* Prompt
Copy each line below that includes "matplotlib".

* Data listing
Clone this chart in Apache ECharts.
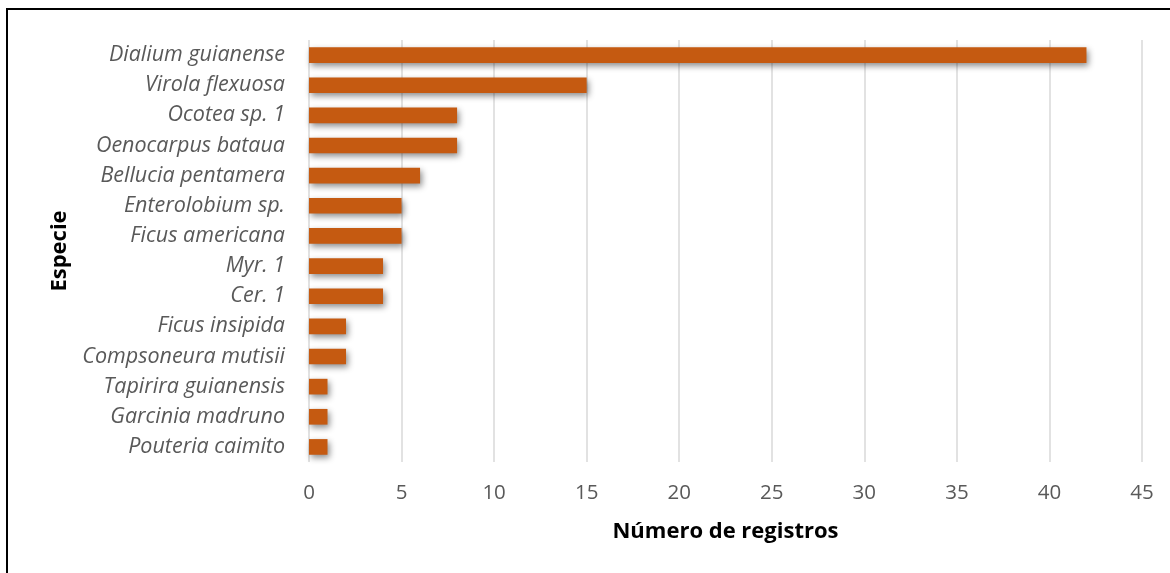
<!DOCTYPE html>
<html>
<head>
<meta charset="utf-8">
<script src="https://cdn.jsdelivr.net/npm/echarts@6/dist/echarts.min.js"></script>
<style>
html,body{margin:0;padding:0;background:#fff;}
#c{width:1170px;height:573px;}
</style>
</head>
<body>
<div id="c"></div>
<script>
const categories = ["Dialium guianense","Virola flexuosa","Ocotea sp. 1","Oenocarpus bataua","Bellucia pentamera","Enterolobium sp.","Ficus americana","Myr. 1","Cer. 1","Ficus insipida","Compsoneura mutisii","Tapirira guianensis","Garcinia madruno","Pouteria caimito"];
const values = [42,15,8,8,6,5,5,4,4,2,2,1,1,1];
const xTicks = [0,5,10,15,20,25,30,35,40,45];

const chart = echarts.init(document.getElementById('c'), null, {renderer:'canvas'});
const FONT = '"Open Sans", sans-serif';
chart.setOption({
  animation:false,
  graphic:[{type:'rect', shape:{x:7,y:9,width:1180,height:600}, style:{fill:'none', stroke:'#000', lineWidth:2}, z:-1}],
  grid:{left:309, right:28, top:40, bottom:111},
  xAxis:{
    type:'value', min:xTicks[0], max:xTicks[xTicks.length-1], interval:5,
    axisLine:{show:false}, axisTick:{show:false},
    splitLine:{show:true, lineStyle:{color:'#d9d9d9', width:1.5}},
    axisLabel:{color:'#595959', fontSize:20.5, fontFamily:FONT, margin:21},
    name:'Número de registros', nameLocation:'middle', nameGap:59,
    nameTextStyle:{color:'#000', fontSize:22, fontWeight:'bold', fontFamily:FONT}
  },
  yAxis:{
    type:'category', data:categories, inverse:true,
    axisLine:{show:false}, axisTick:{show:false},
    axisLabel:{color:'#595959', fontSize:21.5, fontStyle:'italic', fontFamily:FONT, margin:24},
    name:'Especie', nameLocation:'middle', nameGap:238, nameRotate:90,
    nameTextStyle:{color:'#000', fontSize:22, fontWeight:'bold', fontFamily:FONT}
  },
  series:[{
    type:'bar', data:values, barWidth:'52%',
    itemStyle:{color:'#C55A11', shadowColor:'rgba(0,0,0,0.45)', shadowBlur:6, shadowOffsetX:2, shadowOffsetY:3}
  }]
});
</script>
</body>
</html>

--

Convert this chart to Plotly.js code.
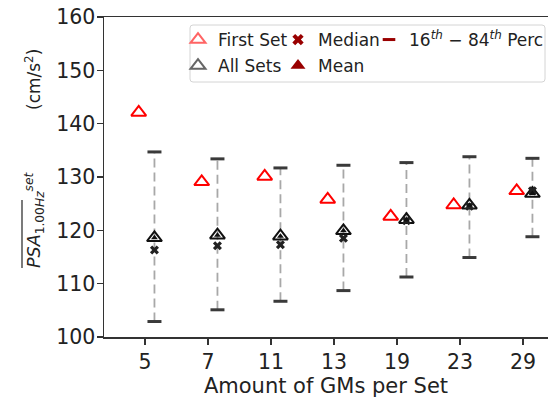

==

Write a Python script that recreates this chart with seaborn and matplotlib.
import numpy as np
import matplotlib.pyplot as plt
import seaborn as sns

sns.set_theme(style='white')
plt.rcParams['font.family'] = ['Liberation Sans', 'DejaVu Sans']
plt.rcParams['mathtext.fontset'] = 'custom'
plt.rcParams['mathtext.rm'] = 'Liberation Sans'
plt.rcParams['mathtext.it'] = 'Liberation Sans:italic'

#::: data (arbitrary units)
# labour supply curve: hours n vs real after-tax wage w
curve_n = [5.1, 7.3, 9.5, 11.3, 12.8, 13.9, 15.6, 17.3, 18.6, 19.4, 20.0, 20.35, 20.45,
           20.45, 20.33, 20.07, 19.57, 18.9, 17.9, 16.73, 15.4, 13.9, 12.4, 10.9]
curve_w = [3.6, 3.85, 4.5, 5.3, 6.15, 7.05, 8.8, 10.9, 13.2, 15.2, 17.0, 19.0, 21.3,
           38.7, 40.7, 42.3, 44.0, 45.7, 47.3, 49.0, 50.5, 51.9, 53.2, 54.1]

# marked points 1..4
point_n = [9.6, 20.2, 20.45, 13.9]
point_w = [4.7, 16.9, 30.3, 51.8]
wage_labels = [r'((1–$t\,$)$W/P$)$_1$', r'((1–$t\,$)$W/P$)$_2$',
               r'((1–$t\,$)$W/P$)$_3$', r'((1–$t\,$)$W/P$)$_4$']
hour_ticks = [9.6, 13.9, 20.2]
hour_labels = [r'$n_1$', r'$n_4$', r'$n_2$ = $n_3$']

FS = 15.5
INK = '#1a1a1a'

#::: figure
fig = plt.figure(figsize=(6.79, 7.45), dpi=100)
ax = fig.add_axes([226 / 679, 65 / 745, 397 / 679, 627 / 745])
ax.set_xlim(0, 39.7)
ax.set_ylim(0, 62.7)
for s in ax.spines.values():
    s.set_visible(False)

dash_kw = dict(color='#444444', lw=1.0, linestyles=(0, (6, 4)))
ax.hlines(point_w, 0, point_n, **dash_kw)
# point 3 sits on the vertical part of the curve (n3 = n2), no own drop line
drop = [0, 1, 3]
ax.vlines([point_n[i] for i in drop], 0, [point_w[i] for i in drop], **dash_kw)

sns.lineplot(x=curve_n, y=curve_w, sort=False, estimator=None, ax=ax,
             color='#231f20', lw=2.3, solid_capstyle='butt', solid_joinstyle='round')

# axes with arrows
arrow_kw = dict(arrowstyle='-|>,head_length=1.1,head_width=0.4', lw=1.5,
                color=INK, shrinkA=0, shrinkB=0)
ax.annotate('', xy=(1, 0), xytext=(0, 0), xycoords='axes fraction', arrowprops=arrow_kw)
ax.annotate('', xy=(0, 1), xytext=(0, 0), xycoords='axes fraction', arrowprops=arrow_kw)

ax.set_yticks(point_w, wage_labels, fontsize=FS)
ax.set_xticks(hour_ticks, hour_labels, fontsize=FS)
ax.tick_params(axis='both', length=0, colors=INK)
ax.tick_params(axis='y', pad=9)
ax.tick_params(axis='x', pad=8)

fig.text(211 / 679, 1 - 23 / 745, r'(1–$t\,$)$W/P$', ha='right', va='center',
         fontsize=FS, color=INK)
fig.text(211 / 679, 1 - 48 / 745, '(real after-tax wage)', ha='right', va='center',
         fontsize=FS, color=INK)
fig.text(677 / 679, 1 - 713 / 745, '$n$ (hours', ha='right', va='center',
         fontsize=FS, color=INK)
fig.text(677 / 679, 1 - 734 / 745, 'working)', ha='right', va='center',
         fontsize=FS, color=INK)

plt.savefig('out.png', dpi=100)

* Response to the task
Write a Python script that recreates this chart with seaborn and matplotlib.
import matplotlib.pyplot as plt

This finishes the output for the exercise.